I challenged the beliefs I held about myself. I allowed my light to shine again. I came to realise I was not put on this planet to make others feel comfortable or lessen their suffering by allowing them to put me down or influence my beliefs about myself. I disconnected from the toxic messages coming from mainstream media and influencers with agendas to fatten up their bank accounts while slimming down yours in an attempt to do the same to your waistline. I gave myself permission to be seen and loved by the one person whose love I craved the most but had never received, my own.
I accepted that I was a beautiful person, with so much to offer this world! That I am a great writer, a caring, loving soul, a talented spiritual being, a massive wild heart that shines so bright and loves so hard and owns that shit wholeheartedly! What a homecoming! There were tears; always. Tantrums too. The tug-o-war of releasing versus holding on to the old was intense. I kept dinning at the resistance table. I wanted to let go, but the old way of feeling and thinking would grab me by the throat so tight I would almost turn purple. I was eventually excused though and had to allow myself to surrender over and over again and keep letting go in the pursuit of freedom.
Gaining self-acceptance and self-love has taken the better part of my thirty-odd years on this earth. I have finally set myself free from the prison cell I didn’t even know I was held captive. I am whole and complete and if I never change another thing about myself ever again I am ok with that.
I now worship my body instead of ripping her to shreds. I am grateful to her; for birthing two gorgeous children, for bringing me the greatest pleasures of intimacy with lovers come and gone and for continuing to pump life through my heart on days when taking a breath felt harder than taking a submersible down to the Challenger Deep. She has endured physical pain far greater than anything I could have ever imagined, pushed past breaking point and risen from the ashes like a Pheonix time and time again. The scars and wounds are all part of her landscape, worn proudly as a reminder of all that has been overcome. I love her, respect her and worship her for the goddess she is. She is curvy and delicious just like the cherry tattooed on her back.
Realising that self-acceptance was the only real demon sitting alongside me in that cell for all those years was liberating. I feel free, unleashed from the shackles of self-hate, unworthiness, and feelings of not being accepted.
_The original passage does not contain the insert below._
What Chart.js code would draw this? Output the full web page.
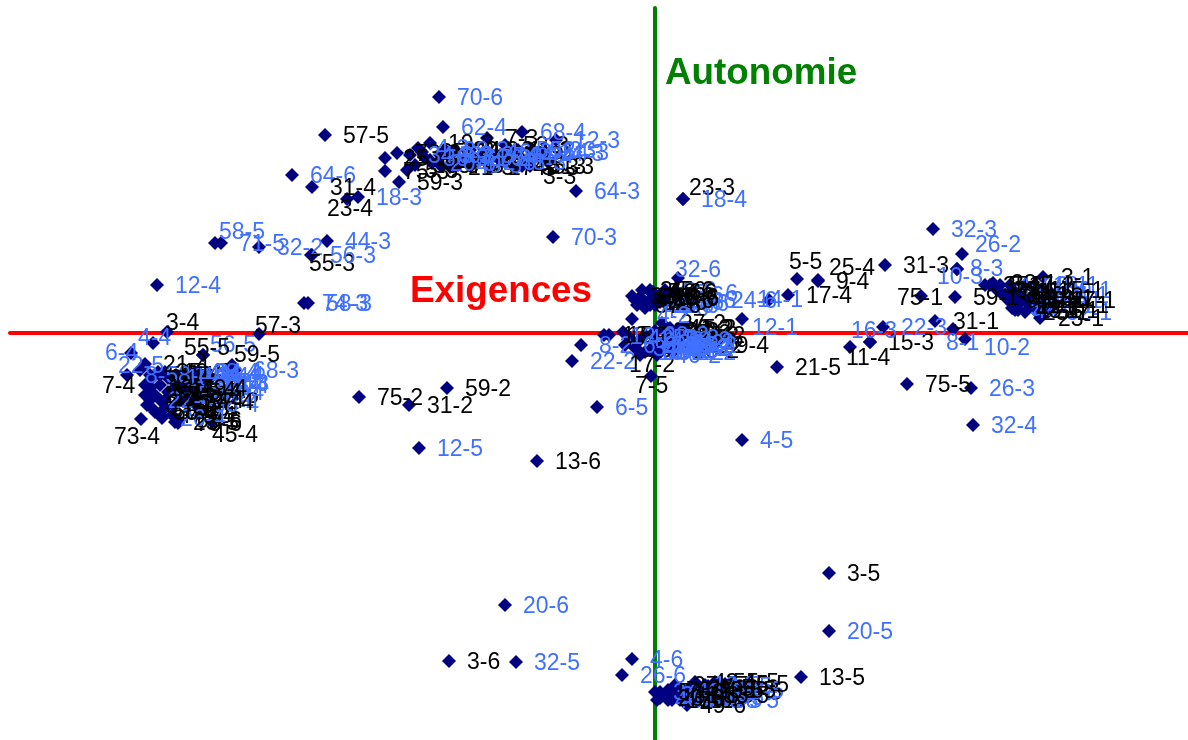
<!DOCTYPE html>
<html>
<head>
<meta charset="utf-8">
<title>Exigences / Autonomie</title>
<script src="https://cdn.jsdelivr.net/npm/chart.js@4/dist/chart.umd.min.js"></script>
<style>
    body { margin: 0; background: #fff; }
    canvas { display: block; }
</style>
</head>
<body>
<canvas id="myChart" width="1188" height="740"></canvas>
<script>
// Data (axis units, factors cross at 0,0)
const pointNames = [
    // scattered points
    '70-6', '62-4', '57-5', '64-6', '31-4', '23-4', '18-3', '58-5', '71-5', '32-2', '55-3', '56-3', '44-3', '12-4', '74-3', '58-3', '57-3', '64-3', '70-3',
    '75-2', '59-2', '31-2', '12-5', '13-6', '20-6', '3-6', '32-5', '4-6', '26-6', '6-5', '22-2', '8-2', '7-5',
    '23-3', '18-4', '32-6', '5-5', '25-4', '9-4', '31-3', '17-4', '14-1', '24-6', '12-1', '21-5', '4-5', '3-5', '20-5', '13-5',
    '11-4', '15-3', '16-3', '22-3', '31-1', '8-1', '10-2', '75-5', '26-3', '32-4', '75-1', '59-1', '32-3', '26-2', '10-3', '8-3',
    // top group
    '25-3', '75-3', '59-3', '19-3', '73-3', '5-3', '7-3', '13-3', '21-3', '9-3', '17-3', '11-3', '45-3', '3-3',
    '33-3', '35-3', '37-3', '39-3', '41-3', '43-3', '47-3', '49-3', '51-3', '53-3',
    '12-3', '68-4', '14-3', '4-3', '6-3', '20-3', '62-3', '71-3', '70-4', '74-4', '44-4',
    '34-3', '36-3', '38-3', '40-3', '42-3', '46-3', '48-3', '50-3', '52-3', '54-3',
    // left group
    '9-5', '11-5', '15-5', '17-5', '19-5', '25-5', '31-5', '73-5', '59-6', '75-6', '55-6',
    '33-4', '35-4', '37-4', '39-4', '41-4', '43-4', '47-4', '49-4', '51-4', '53-4',
    '22-5', '8-4', '10-4', '14-4', '16-4', '20-4', '24-3', '68-3', '22-4', '26-4', '58-4', '56-4', '4-4', '6-4', '56-5', '8-5',
    '34-4', '36-4', '38-4', '40-4', '42-4', '46-4', '48-4', '50-4',
    '3-4', '7-4', '73-4', '45-4', '55-5', '59-5', '21-4', '13-4', '15-4', '19-4', '5-4', '75-4', '59-4', '57-4', '55-4', '23-5',
    // centre, above the axis
    '10-6', '16-6', '22-6', '8-6', '58-6', '44-6', '34-6', '36-6', '38-6',
    '5-6', '7-6', '9-6', '11-6', '15-6', '19-6', '21-6', '25-6', '45-6', '33-6', '35-6', '37-6',
    // centre, on the axis
    '13-2', '15-2', '27-2', '3-2', '9-2', '5-2', '11-2', '19-2', '21-2', '23-2', '17-2', '29-4', '25-2',
    '33-2', '35-2', '37-2', '39-2', '41-2',
    '12-2', '4-2', '6-2', '14-2', '16-2', '18-2', '20-2', '24-2', '44-2', '56-2', '58-2', '62-2', '64-2', '68-2',
    '34-2', '36-2', '38-2', '40-2', '42-2', '46-2', '48-2', '50-2',
    // right group
    '4-1', '6-1', '10-1', '16-1', '18-1', '20-1', '22-1', '24-1', '26-1', '32-1', '44-1', '56-1',
    '3-1', '5-1', '7-1', '9-1', '11-1', '13-1', '15-1', '17-1', '19-1', '21-1', '23-1', '25-1', '45-1',
    '33-1', '35-1', '37-1', '39-1', '41-1', '43-1', '47-1', '49-1',
    // bottom group
    '34-5', '36-5', '38-5', '40-5',
    '37-5', '39-5', '41-5', '43-5', '47-5', '51-5', '53-5', '61-5',
    '68-5', '10-5', '14-5', '16-5', '18-5', '24-5', '44-5', '62-5', '64-5', '70-5',
    '57-6', '73-6', '31-6', '23-6', '17-6', '49-6', '45-5', '27-5', '29-5', '33-5', '35-5'
];
const pointX = [
    -2.16, -2.12, -3.30, -3.63, -3.43, -3.08, -2.97, -4.40, -4.34, -3.96, -3.44, -3.43, -3.28, -4.98, -3.51, -3.47, -3.96, -0.79, -1.02,
    -2.96, -2.08, -2.46, -2.36, -1.18, -1.50, -2.06, -1.39, -0.23, -0.33, -0.58, -0.83, -0.74, -0.04,
    0.28, 0.28, 0.23, 1.42, 1.63, 1.63, 2.30, 1.33, 1.14, 0.58, 0.87, 1.22, 0.87, 1.74, 1.74, 1.46,
    1.95, 2.15, 2.15, 2.28, 2.80, 2.98, 3.10, 2.52, 3.16, 3.18, 2.66, 3.00, 2.78, 3.07, 3.02, 3.02,

    -2.70, -2.70, -2.56, -2.25, -2.58, -2.48, -1.68, -2.25, -2.05, -1.85, -1.65, -1.45, -1.33, -1.07,
    -2.40, -2.33, -2.15, -2.00, -1.85, -1.75, -1.55, -1.40, -1.25, -1.50,
    -0.99, -1.33, -1.15, -2.37, -2.15, -2.23, -2.05, -1.90, -1.75, -1.60, -1.45,
    -2.45, -2.30, -2.10, -1.97, -1.83, -1.67, -1.53, -1.37, -1.23, -1.10,

    -5.03, -4.95, -5.10, -5.00, -4.90, -4.77, -5.03, -4.90, -4.77, -4.77, -4.60,
    -5.07, -4.97, -4.85, -5.08, -4.95, -4.87, -4.95, -4.83, -5.05, -4.80,
    -5.15, -4.95, -4.87, -4.79, -4.70, -4.60, -4.50, -4.20, -5.05, -4.93, -4.60, -4.75, -5.02, -5.24, -4.52, -5.28,
    -4.57, -4.55, -4.60, -4.58, -4.65, -4.50, -4.55, -4.67,
    -4.88, -5.10, -5.14, -4.43, -4.52, -4.23, -5.10, -5.05, -4.83, -4.72, -4.65, -4.90, -4.75, -4.65, -5.00, -4.80,

    0.05, 0.17, 0.00, 0.10, 0.19, -0.10, 0.10, 0.05, -0.05,
    -0.15, -0.05, -0.20, -0.10, 0.00, -0.02, -0.05, 0.00, -0.05, -0.23, -0.13, -0.18,

    -0.51, -0.46, 0.07, 0.10, 0.25, 0.30, 0.28, 0.10, 0.25, 0.20, -0.15, 0.50, 0.20,
    0.00, 0.12, 0.18, 0.05, 0.15,
    -0.32, -0.23, -0.30, -0.15, 0.00, -0.15, -0.05, 0.15, 0.15, 0.18, 0.12, -0.10, 0.05, 0.17,
    -0.20, -0.10, 0.05, 0.10, -0.25, 0.02, 0.12, 0.00,

    3.45, 3.57, 3.70, 3.65, 3.80, 3.93, 3.75, 3.90, 3.83, 3.93, 3.60, 3.57,
    3.88, 3.35, 3.45, 3.53, 3.63, 3.75, 3.85, 3.97, 3.90, 3.80, 3.85, 3.70, 3.60,
    3.38, 3.30, 3.42, 3.50, 3.57, 3.63, 3.55, 3.67,

    0.00, 0.08, 0.17, 0.02,
    0.20, 0.28, 0.35, 0.40, 0.50, 0.60, 0.63, 0.25,
    0.60, 0.25, 0.17, 0.30, 0.40, 0.45, 0.53, 0.65, 0.35, 0.43,
    0.05, 0.13, 0.20, 0.05, 0.13, 0.32, 0.70, 0.35, 0.45, 0.50, 0.57
];
const pointY = [
    2.36, 2.06, 1.98, 1.58, 1.46, 1.34, 1.36, 0.90, 0.90, 0.86, 0.78, 0.78, 0.92, 0.48, 0.30, 0.30, -0.01, 1.42, 0.96,
    -0.64, -0.55, -0.72, -1.15, -1.28, -2.72, -3.28, -3.29, -3.26, -3.42, -0.74, -0.28, -0.12, -0.43,
    1.34, 1.34, 0.55, 0.54, 0.53, 0.52, 0.68, 0.38, 0.33, 0.33, 0.14, -0.34, -1.07, -2.40, -2.98, -3.44,
    -0.14, -0.09, -0.09, 0.06, 0.12, 0.04, -0.06, -0.51, -0.55, -0.92, 0.37, 0.36, 1.04, 0.79, 0.64, 0.64,

    1.75, 1.62, 1.51, 1.90, 1.80, 1.63, 1.95, 1.73, 1.66, 1.68, 1.66, 1.83, 1.67, 1.71,
    1.68, 1.81, 1.68, 1.83, 1.83, 1.73, 1.78, 1.66, 1.67, 1.88,
    1.93, 2.01, 1.80, 1.85, 1.78, 1.70, 1.78, 1.75, 1.75, 1.77, 1.78,
    1.78, 1.75, 1.83, 1.68, 1.71, 1.81, 1.71, 1.83, 1.83, 1.81,

    -0.45, -0.52, -0.62, -0.62, -0.39, -0.52, -0.75, -0.75, -0.87, -0.90, -0.62,
    -0.52, -0.39, -0.45, -0.72, -0.67, -0.59, -0.82, -0.82, -0.42, -0.72,
    -0.37, -0.42, -0.45, -0.42, -0.43, -0.45, -0.50, -0.37, -0.67, -0.85, -0.71, -0.62, -0.10, -0.20, -0.22, -0.42,
    -0.39, -0.42, -0.39, -0.52, -0.52, -0.52, -0.59, -0.65,
    0.01, -0.52, -0.86, -0.89, -0.22, -0.32, -0.31, -0.55, -0.57, -0.55, -0.59, -0.67, -0.67, -0.69, -0.79, -0.89,

    0.31, 0.33, 0.28, 0.43, 0.40, 0.25, 0.30, 0.38, 0.28,
    0.36, 0.41, 0.33, 0.31, 0.36, 0.41, 0.33, 0.35, 0.43, 0.37, 0.43, 0.28,

    -0.02, -0.02, 0.10, 0.03, 0.05, 0.05, -0.02, -0.07, -0.12, -0.17, -0.22, -0.12, -0.02,
    0.02, 0.00, -0.08, -0.12, 0.05,
    0.01, 0.14, -0.12, -0.07, -0.12, -0.19, -0.17, -0.09, -0.15, -0.12, -0.07, -0.02, -0.19, -0.19,
    -0.15, -0.19, -0.10, -0.15, -0.05, -0.22, -0.14, -0.05,

    0.48, 0.43, 0.48, 0.38, 0.48, 0.43, 0.28, 0.38, 0.33, 0.21, 0.23, 0.25,
    0.56, 0.48, 0.41, 0.33, 0.28, 0.35, 0.43, 0.33, 0.28, 0.23, 0.15, 0.21, 0.41,
    0.50, 0.48, 0.43, 0.38, 0.33, 0.23, 0.48, 0.33,

    -3.59, -3.62, -3.67, -3.67,
    -3.52, -3.57, -3.62, -3.49, -3.52, -3.49, -3.59, -3.67,
    -3.67, -3.59, -3.64, -3.64, -3.52, -3.64, -3.53, -3.57, -3.59, -3.67,
    -3.59, -3.57, -3.62, -3.65, -3.67, -3.72, -3.51, -3.55, -3.57, -3.62, -3.57
];
// Items whose labels are blue, all others are black
const blueItems = [4, 6, 8, 10, 12, 14, 16, 18, 20, 22, 24, 26, 32, 34, 36, 38, 40, 42, 44, 46, 48, 50, 52, 54, 56, 58, 62, 64, 68, 70, 71, 74];

const axisEnds = { x: [-6.45, 5.33], y: [-4.07, 3.25] };
const factorNames = ['Exigences', 'Autonomie'];
const factorX = [-2.45, 0.10];
const factorY = [0.41, 2.59];

// Labels go to the right of the point unless listed here: [dx, dy] in px
const labelOffset = {
    '3-4': [-1, -8], '4-4': [-15, -4], '6-4': [-26, 1], '22-5': [-22, -3], '7-4': [-43, 2], '73-4': [-27, 19],
    '45-4': [0, 14], '55-5': [-19, -6], '56-5': [7, -9], '59-5': [2, -9], '57-3': [-4, -7], '58-5': [4, -10],
    '23-4': [-20, 11], '55-3': [-2, 10], '75-1': [-24, 3], '10-3': [-20, 9], '8-3': [13, 1], '26-2': [13, -8],
    '16-3': [-19, -10], '11-4': [-4, 12], '8-1': [-7, 15], '10-2': [19, 10], '23-3': [6, -10], '32-6': [-3, -7],
    '5-5': [-8, -16], '25-4': [11, -11], '7-5': [-16, 11], '12-1': [10, 10], '14-1': [-12, 1], '3-3': [-5, 16],
    '17-2': [-11, 11], '12-2': [7, 6], '4-2': [25, -2], '49-6': [13, 2]
};

const pointLabels = {
    id: 'pointLabels',
    afterDatasetsDraw(chart) {
        const ctx = chart.ctx;
        const xScale = chart.scales.x;
        const yScale = chart.scales.y;
        ctx.save();
        ctx.textBaseline = 'middle';
        ctx.textAlign = 'left';
        ctx.font = '23px "Liberation Sans"';
        pointNames.forEach((name, i) => {
            const off = labelOffset[name] || [18, 2];
            ctx.fillStyle = blueItems.includes(parseInt(name)) ? '#4070ff' : '#000';
            ctx.fillText(name, xScale.getPixelForValue(pointX[i]) + off[0], yScale.getPixelForValue(pointY[i]) + off[1]);
        });
        ctx.font = 'bold 36.8px "Liberation Sans"';
        factorNames.forEach((name, i) => {
            ctx.fillStyle = i === 0 ? '#ff0000' : '#008000';
            ctx.fillText(name, xScale.getPixelForValue(factorX[i]), yScale.getPixelForValue(factorY[i]));
        });
        ctx.restore();
    }
};

new Chart(document.getElementById('myChart').getContext('2d'), {
    type: 'scatter',
    data: {
        datasets: [
            {
                data: pointX.map((x, i) => ({ x: x, y: pointY[i] })),
                pointStyle: 'rectRot',
                pointRadius: 7,
                backgroundColor: '#000080',
                borderWidth: 0,
                order: 1
            },
            {
                data: [{ x: axisEnds.x[0], y: 0 }, { x: axisEnds.x[1], y: 0 }],
                showLine: true,
                pointRadius: 0,
                borderColor: '#ff0000',
                borderWidth: 4,
                borderCapStyle: 'round',
                order: 2
            },
            {
                data: [{ x: 0, y: axisEnds.y[0] }, { x: 0, y: axisEnds.y[1] }],
                showLine: true,
                pointRadius: 0,
                borderColor: '#008000',
                borderWidth: 4,
                borderCapStyle: 'round',
                order: 2
            }
        ]
    },
    options: {
        responsive: false,
        animation: false,
        layout: { padding: 0, autoPadding: false },
        plugins: { legend: { display: false }, tooltip: { enabled: false }, title: { display: false } },
        scales: {
            x: { display: false, min: -6.55, max: 5.33 },
            y: { display: false, min: -4.07, max: 3.33 }
        }
    },
    plugins: [pointLabels]
});
</script>
</body>
</html>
I no longer compromise on which Cristina people get. I no longer bother delivering a milder, more acceptable version of myself. You can take the wildly beautiful, the loud, the messy, the awesome Latino cray-cray along with the tears and laughter or you can leave it. No fake love.
So here I am bearing myself to the world, this is me, the real me. I am proud of the woman I have become. No longer needing to hide, no longer needing to cover up, censor myself, or be more palatable. I love being me; I can't and wouldn’t want to be anyone else. Acceptance starts at home and home is within. It is not out there in someone else’s opinion of me, or in raspberry red matte lipstick or even in the hands of family and friends.
I am unafraid to bare my soul and myself to the world because I am no longer afraid to bare it to the one person I have been hiding from my entire life, me.
I am whole and complete; I love myself as I am right now today.